> [Stated task]
Print, word for word, every line from the beginning of the listing up to and including the line with "import plotly.graph_objects as go". Pictures are to be excluded.
— BEGIN Exercise data —
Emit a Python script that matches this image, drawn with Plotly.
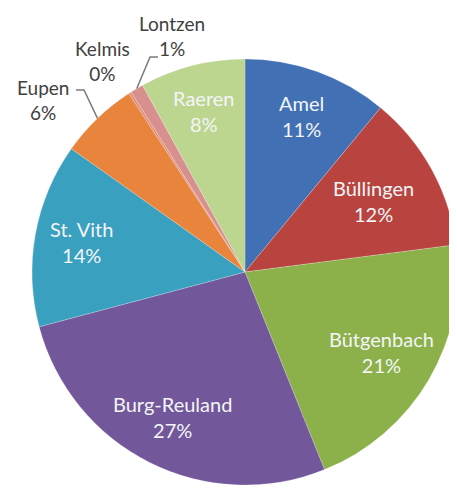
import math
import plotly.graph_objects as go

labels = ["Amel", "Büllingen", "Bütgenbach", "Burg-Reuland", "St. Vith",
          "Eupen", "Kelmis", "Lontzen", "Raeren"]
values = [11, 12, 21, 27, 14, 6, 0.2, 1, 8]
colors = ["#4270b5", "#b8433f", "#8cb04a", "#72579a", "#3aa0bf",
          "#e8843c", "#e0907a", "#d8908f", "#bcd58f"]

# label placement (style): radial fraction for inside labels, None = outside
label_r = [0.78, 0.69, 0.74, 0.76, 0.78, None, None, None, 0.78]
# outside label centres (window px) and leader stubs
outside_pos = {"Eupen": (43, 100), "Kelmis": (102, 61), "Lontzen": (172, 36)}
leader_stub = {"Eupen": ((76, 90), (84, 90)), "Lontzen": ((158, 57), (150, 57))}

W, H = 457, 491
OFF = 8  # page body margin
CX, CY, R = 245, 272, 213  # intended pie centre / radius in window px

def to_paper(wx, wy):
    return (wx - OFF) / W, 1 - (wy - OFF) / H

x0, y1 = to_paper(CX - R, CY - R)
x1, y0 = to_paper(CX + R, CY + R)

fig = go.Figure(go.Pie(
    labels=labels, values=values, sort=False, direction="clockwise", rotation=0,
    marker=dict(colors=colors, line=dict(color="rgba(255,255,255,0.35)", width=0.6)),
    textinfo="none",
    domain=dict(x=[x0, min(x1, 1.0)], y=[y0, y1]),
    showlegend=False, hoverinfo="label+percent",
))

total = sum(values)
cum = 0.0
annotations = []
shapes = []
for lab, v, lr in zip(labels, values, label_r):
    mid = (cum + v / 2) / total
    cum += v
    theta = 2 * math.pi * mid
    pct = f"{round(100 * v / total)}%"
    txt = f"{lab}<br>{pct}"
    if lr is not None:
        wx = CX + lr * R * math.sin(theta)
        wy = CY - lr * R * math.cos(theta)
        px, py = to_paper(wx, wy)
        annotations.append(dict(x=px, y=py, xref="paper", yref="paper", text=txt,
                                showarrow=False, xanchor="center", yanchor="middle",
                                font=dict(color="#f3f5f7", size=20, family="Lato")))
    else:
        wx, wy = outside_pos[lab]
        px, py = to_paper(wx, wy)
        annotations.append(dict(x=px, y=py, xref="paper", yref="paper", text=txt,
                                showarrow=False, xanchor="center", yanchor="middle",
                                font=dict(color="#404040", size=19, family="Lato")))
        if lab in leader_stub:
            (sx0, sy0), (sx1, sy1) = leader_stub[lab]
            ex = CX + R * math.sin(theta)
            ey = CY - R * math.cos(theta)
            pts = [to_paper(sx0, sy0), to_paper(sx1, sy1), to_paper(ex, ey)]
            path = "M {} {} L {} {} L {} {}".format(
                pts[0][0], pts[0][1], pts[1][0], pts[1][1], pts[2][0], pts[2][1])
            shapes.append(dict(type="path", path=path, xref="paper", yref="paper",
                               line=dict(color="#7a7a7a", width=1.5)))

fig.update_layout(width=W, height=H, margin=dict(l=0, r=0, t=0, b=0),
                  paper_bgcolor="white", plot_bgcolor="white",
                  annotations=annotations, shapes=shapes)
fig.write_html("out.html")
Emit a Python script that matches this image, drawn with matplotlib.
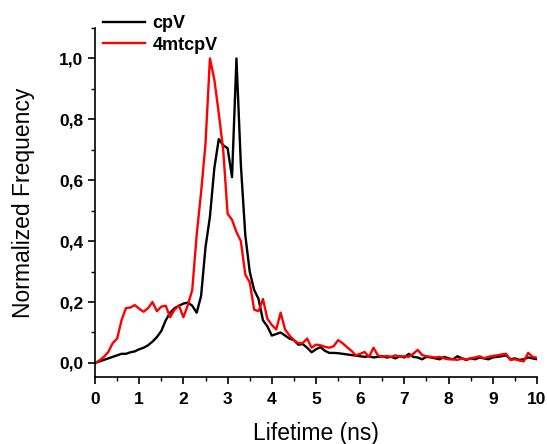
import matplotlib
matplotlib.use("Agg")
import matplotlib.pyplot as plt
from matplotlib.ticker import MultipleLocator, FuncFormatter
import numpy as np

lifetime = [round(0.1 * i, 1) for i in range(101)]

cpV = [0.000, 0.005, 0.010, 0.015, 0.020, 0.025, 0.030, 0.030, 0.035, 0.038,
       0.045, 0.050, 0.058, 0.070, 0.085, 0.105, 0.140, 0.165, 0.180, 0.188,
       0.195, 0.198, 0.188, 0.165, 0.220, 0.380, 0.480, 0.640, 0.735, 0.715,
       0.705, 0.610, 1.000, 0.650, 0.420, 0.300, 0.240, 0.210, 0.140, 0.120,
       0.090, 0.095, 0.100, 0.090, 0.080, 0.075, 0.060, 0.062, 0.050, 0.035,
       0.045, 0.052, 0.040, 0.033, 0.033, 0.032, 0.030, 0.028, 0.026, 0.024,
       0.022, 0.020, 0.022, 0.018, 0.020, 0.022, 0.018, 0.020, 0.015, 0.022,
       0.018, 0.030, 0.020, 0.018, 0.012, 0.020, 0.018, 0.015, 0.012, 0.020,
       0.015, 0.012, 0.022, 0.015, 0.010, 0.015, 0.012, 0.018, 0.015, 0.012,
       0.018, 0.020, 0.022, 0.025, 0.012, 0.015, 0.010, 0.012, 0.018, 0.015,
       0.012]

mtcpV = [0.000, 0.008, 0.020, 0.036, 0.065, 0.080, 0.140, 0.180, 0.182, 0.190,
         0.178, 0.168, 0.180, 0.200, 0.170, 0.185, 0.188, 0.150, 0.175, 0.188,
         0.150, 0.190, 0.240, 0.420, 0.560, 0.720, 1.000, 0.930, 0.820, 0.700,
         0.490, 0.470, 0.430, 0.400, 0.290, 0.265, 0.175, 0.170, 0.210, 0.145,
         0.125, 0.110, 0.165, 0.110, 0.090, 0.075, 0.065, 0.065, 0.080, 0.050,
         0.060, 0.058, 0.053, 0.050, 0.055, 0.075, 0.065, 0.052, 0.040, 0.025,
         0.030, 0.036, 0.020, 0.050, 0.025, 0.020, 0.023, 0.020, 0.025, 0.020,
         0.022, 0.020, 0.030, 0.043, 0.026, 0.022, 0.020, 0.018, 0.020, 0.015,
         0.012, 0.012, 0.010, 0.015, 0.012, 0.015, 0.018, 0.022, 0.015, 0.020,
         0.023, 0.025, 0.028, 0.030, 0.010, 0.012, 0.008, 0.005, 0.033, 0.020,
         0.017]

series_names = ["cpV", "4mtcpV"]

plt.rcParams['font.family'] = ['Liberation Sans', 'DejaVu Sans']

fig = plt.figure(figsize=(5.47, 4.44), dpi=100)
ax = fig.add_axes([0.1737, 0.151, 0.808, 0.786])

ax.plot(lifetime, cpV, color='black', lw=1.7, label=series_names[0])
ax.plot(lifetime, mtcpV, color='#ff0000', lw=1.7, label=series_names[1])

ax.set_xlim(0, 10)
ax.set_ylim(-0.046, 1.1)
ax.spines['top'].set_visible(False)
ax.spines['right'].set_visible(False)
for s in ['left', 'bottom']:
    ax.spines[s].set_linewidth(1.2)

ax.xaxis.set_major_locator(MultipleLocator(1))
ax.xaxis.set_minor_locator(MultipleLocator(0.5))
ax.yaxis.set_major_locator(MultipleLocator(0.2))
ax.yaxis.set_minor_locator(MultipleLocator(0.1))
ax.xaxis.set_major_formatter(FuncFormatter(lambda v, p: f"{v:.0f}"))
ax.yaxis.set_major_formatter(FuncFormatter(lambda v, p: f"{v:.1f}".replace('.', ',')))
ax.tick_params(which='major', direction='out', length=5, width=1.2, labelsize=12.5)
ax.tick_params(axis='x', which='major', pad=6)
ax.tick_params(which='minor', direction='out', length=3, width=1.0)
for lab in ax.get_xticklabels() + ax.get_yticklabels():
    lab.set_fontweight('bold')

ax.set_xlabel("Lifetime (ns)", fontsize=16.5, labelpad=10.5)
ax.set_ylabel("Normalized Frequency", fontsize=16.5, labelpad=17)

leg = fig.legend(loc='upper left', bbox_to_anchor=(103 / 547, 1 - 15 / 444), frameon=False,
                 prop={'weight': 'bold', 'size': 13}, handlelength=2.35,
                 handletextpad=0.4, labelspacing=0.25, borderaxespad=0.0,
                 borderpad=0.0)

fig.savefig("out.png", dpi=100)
— END Exercise data —
> [Result below]
Emit a Python script that matches this image, drawn with Plotly.
import math
import plotly.graph_objects as go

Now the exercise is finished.